Once she descended into her own fantasy world where my father, her devoted husband of 66 years, no longer existed, and she was married to the high school boyfriend she hadn't seen since 1945, we knew we'd lost her once and for all. I had nearly three years of conversing with a stranger who knew me as a friendly face but not as her daughter, because Mom and the boyfriend weren't old enough to have a 60-year-old daughter -- they were forever sixteen years old and in love.
Try to understand that a person with dementia is like a small child in many ways. Remember the days when you were asked "Why?" a hundred times a day by a toddler, and you'll know how to handle your husband's repetitive questions.
With patience.
The good news is that this too shall pass. I’m sure some loved ones are more repetitive than others but my DH aunt did that quite a bit in the beginning and then it tapered off.

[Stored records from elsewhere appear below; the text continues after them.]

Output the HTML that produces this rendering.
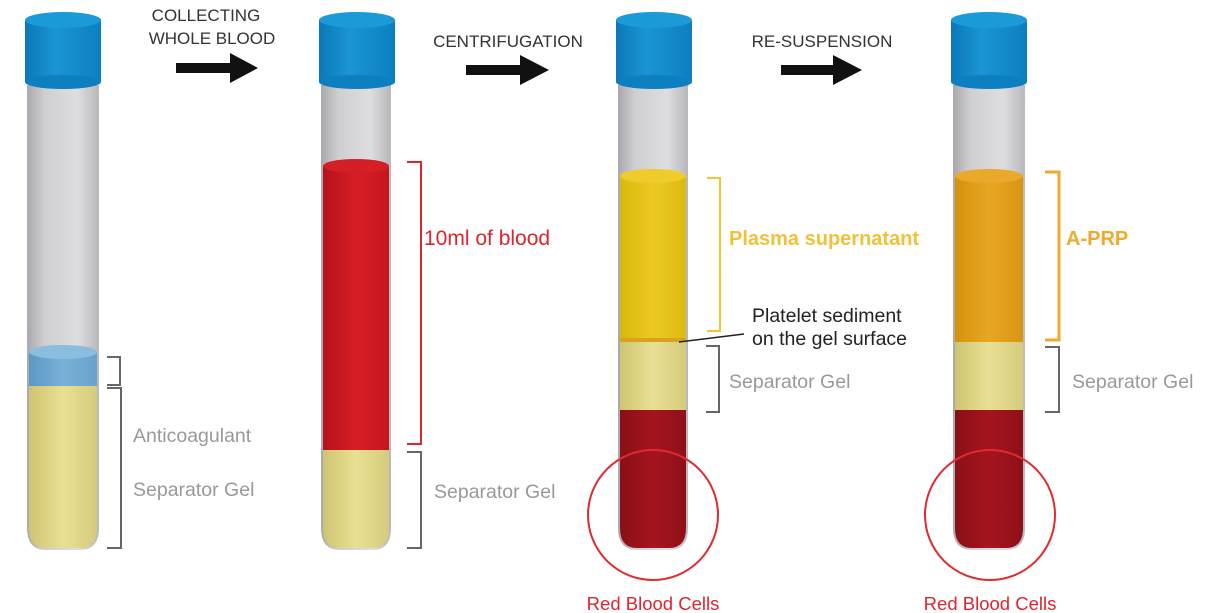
<!DOCTYPE html>
<html><head><style>
html,body{margin:0;padding:0;background:#fff;}
svg{display:block}
text{font-family:"Liberation Sans",sans-serif;}
</style></head><body>
<svg width="1209" height="613" viewBox="0 0 1209 613">
<defs>
<linearGradient id="cap" x1="0" x2="1"><stop offset="0" stop-color="#0a78b8"/><stop offset="0.4" stop-color="#1b95d4"/><stop offset="1" stop-color="#0c7fc0"/></linearGradient>
<linearGradient id="glass" x1="0" x2="1"><stop offset="0" stop-color="#a9a9ad"/><stop offset="0.25" stop-color="#cfcfd2"/><stop offset="0.7" stop-color="#dedee0"/><stop offset="1" stop-color="#b8b8bc"/></linearGradient>
<linearGradient id="gel" x1="0" x2="1"><stop offset="0" stop-color="#cfc470"/><stop offset="0.5" stop-color="#e8e094"/><stop offset="1" stop-color="#d6cb7c"/></linearGradient>
<linearGradient id="anti" x1="0" x2="1"><stop offset="0" stop-color="#5c98c4"/><stop offset="0.5" stop-color="#78b0d8"/><stop offset="1" stop-color="#6aa2cc"/></linearGradient>
<linearGradient id="red" x1="0" x2="1"><stop offset="0" stop-color="#b5121b"/><stop offset="0.5" stop-color="#d81e25"/><stop offset="1" stop-color="#c5161e"/></linearGradient>
<linearGradient id="dred" x1="0" x2="1"><stop offset="0" stop-color="#8a0f18"/><stop offset="0.5" stop-color="#a5141e"/><stop offset="1" stop-color="#8e1019"/></linearGradient>
<linearGradient id="yel" x1="0" x2="1"><stop offset="0" stop-color="#d9b80c"/><stop offset="0.5" stop-color="#edc924"/><stop offset="1" stop-color="#dcbb12"/></linearGradient>
<linearGradient id="org" x1="0" x2="1"><stop offset="0" stop-color="#d4920c"/><stop offset="0.5" stop-color="#e8a723"/><stop offset="1" stop-color="#d89512"/></linearGradient>
</defs>

<!-- Tube 1 -->
<g>
<path d="M27 85 L99 85 L99 528 Q99 550 80 550 L46 550 Q27 550 27 528 Z" fill="url(#glass)"/>
<path d="M29 386 L97 386 L97 528 Q97 548 80 548 L46 548 Q29 548 29 528 Z" fill="url(#gel)"/>
<rect x="29" y="352" width="68" height="34" fill="url(#anti)"/>
<ellipse cx="63" cy="352" rx="34" ry="7" fill="#8bbede"/>
<rect x="25" y="20" width="76" height="62" fill="url(#cap)"/>
<ellipse cx="63" cy="82" rx="38" ry="7" fill="#0c7fc0"/>
<ellipse cx="63" cy="20" rx="38" ry="8" fill="#1a9ad8"/>
</g>
<!-- Tube 2 -->
<g>
<path d="M321 85 L391 85 L391 528 Q391 550 372 550 L340 550 Q321 550 321 528 Z" fill="url(#glass)"/>
<path d="M323 450 L389 450 L389 528 Q389 548 372 548 L340 548 Q323 548 323 528 Z" fill="url(#gel)"/>
<rect x="323" y="166" width="66" height="284" fill="url(#red)"/>
<ellipse cx="356" cy="166" rx="33" ry="7" fill="#d41f27"/>
<rect x="319" y="20" width="76" height="62" fill="url(#cap)"/>
<ellipse cx="357" cy="82" rx="38" ry="7" fill="#0c7fc0"/>
<ellipse cx="357" cy="20" rx="38" ry="8" fill="#1a9ad8"/>
</g>
<!-- Tube 3 -->
<g>
<path d="M618 85 L688 85 L688 528 Q688 550 669 550 L637 550 Q618 550 618 528 Z" fill="url(#glass)"/>
<path d="M620 410 L686 410 L686 528 Q686 548 669 548 L637 548 Q620 548 620 528 Z" fill="url(#dred)"/>
<rect x="620" y="342" width="66" height="68" fill="url(#gel)"/>
<rect x="620" y="176" width="66" height="164" fill="url(#yel)"/>
<rect x="620" y="338" width="66" height="4" fill="#d9a21c"/>
<ellipse cx="653" cy="176" rx="33" ry="7" fill="#efcc2a"/>
<rect x="616" y="20" width="76" height="62" fill="url(#cap)"/>
<ellipse cx="654" cy="82" rx="38" ry="7" fill="#0c7fc0"/>
<ellipse cx="654" cy="20" rx="38" ry="8" fill="#1a9ad8"/>
</g>
<!-- Tube 4 -->
<g>
<path d="M953 85 L1025 85 L1025 528 Q1025 550 1006 550 L972 550 Q953 550 953 528 Z" fill="url(#glass)"/>
<path d="M955 410 L1023 410 L1023 528 Q1023 548 1006 548 L972 548 Q955 548 955 528 Z" fill="url(#dred)"/>
<rect x="955" y="342" width="68" height="68" fill="url(#gel)"/>
<rect x="955" y="176" width="68" height="166" fill="url(#org)"/>
<ellipse cx="989" cy="176" rx="34" ry="7" fill="#eaa92a"/>
<rect x="951" y="20" width="76" height="62" fill="url(#cap)"/>
<ellipse cx="989" cy="82" rx="38" ry="7" fill="#0c7fc0"/>
<ellipse cx="989" cy="20" rx="38" ry="8" fill="#1a9ad8"/>
</g>

<!-- Arrows -->
<g fill="#111">
<rect x="176" y="63" width="56" height="10"/><polygon points="230,53 258,68 230,83"/>
<rect x="466" y="65" width="56" height="10"/><polygon points="520,55 549,70 520,85"/>
<rect x="781" y="65" width="54" height="10"/><polygon points="833,55 862,70 833,85"/>
</g>
<g font-size="17" fill="#333" text-anchor="middle">
<text x="206" y="21">COLLECTING</text>
<text x="212" y="44">WHOLE BLOOD</text>
<text x="508" y="47">CENTRIFUGATION</text>
<text x="822" y="47">RE-SUSPENSION</text>
</g>

<!-- Brackets -->
<g fill="none" stroke-width="2">
<path d="M107 357 H120 V385 H107" stroke="#666"/>
<path d="M107 388 H121 V548 H107" stroke="#666"/>
<path d="M407 162 H421 V444 H407" stroke="#e0242c"/>
<path d="M407 452 H421 V548 H407" stroke="#666"/>
<path d="M707 178 H720 V331 H707" stroke="#f2c432"/>
<path d="M706 346 H719 V412 H706" stroke="#666"/>
<path d="M1045 172 H1059 V340 H1045" stroke="#f0a92a" stroke-width="3"/>
<path d="M1045 347 H1059 V412 H1045" stroke="#666"/>
<line x1="679" y1="342" x2="744" y2="334" stroke="#222" stroke-width="1.5"/>
<circle cx="653" cy="515" r="65" stroke="#e02a30"/>
<circle cx="990" cy="515" r="65" stroke="#e02a30"/>
</g>

<!-- Labels -->
<g font-size="19.5">
<text x="133" y="442" fill="#999">Anticoagulant</text>
<text x="133" y="496" fill="#999">Separator Gel</text>
<text x="424" y="245" fill="#e0242c" font-size="21">10ml of blood</text>
<text x="434" y="498" fill="#999">Separator Gel</text>
<text x="729" y="245" fill="#f2c13a" font-weight="bold" font-size="20">Plasma supernatant</text>
<text x="752" y="322" fill="#222">Platelet sediment</text>
<text x="752" y="345" fill="#222">on the gel surface</text>
<text x="729" y="388" fill="#999">Separator Gel</text>
<text x="1066" y="245" fill="#f0a92a" font-weight="bold" font-size="20">A-PRP</text>
<text x="1072" y="388" fill="#999">Separator Gel</text>
<text x="653" y="610" fill="#e0242c" text-anchor="middle" font-size="18.5">Red Blood Cells</text>
<text x="990" y="610" fill="#e0242c" text-anchor="middle" font-size="18.5">Red Blood Cells</text>
</g>
</svg>
</body></html>
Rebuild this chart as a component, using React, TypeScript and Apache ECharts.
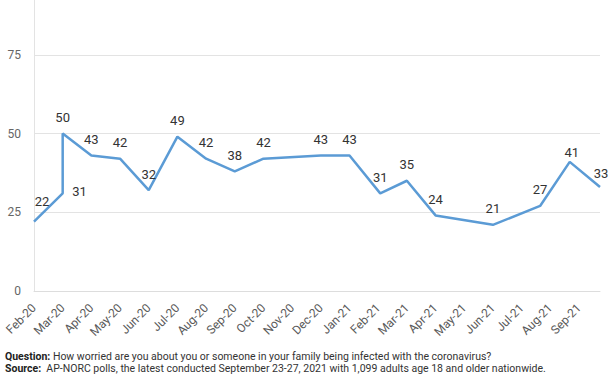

Today her repetitive question is “what happened”. She is asking why is she in bed, with an ice pack on her foot…. I assume. Her sentences are pretty short.
Some days I tell her the whole story of how she fell etc.
Some days I say well I got old…
Or … we are having a pandemic
Or…the little boy who went blind at 7 is now playing football.
She seems to like one answer as well as the other. and she usually only asks once.
I think the key is to learn how to roll with it or it will drive you wild.
Try training yourself to do three slow Kegels before answering his questions. Lower your shoulders. Do something simple that is beneficial and relieves your anxiety.
I’m sorry this disease has happened to you and your husband.
I hear you.
For me, it’s especially hard when my mother doesn’t believe my answers to her same repeated question.
In our case, deflection doesn’t work. Changing the subject doesn’t work. She just leaves her room to go out and ask the caregivers the same questions.
She must ask them how she will get her next meal, a hundred times a day. That is not an exaggeration. She forgets she’s asked. Then, she won’t accept the answer. Rinse. Repeat.
Sigh.
So it became a challenge. Can I control myself and answer her with the same loving tone she deserves on the 10th time she asks the same question? How many times can I answer the question _slightly_ differently? Is she asking the same question because she's anxious about something? What could it be? Can I relieve her anxiety?
I became aware of the little ears that were watching me when my little grand-nephew (who loved to visit his great-grandma every day) would answer the question for me.
It was so hard to cope with when it started but somewhere along the journey it became much easier; maybe because I accepted this outward manifestation of her disease when she seemed so "normal" otherwise? Mom has been gone in a physical sense for three months now. What I wouldn't give to go back to those early days when her repeating questions was my big challenge. You have started a journey filled with sadness and frustration, responsibility and indecision, moments of self-doubt but also filled with moments of joy when you know you have helped your loved one. God bless and comfort you.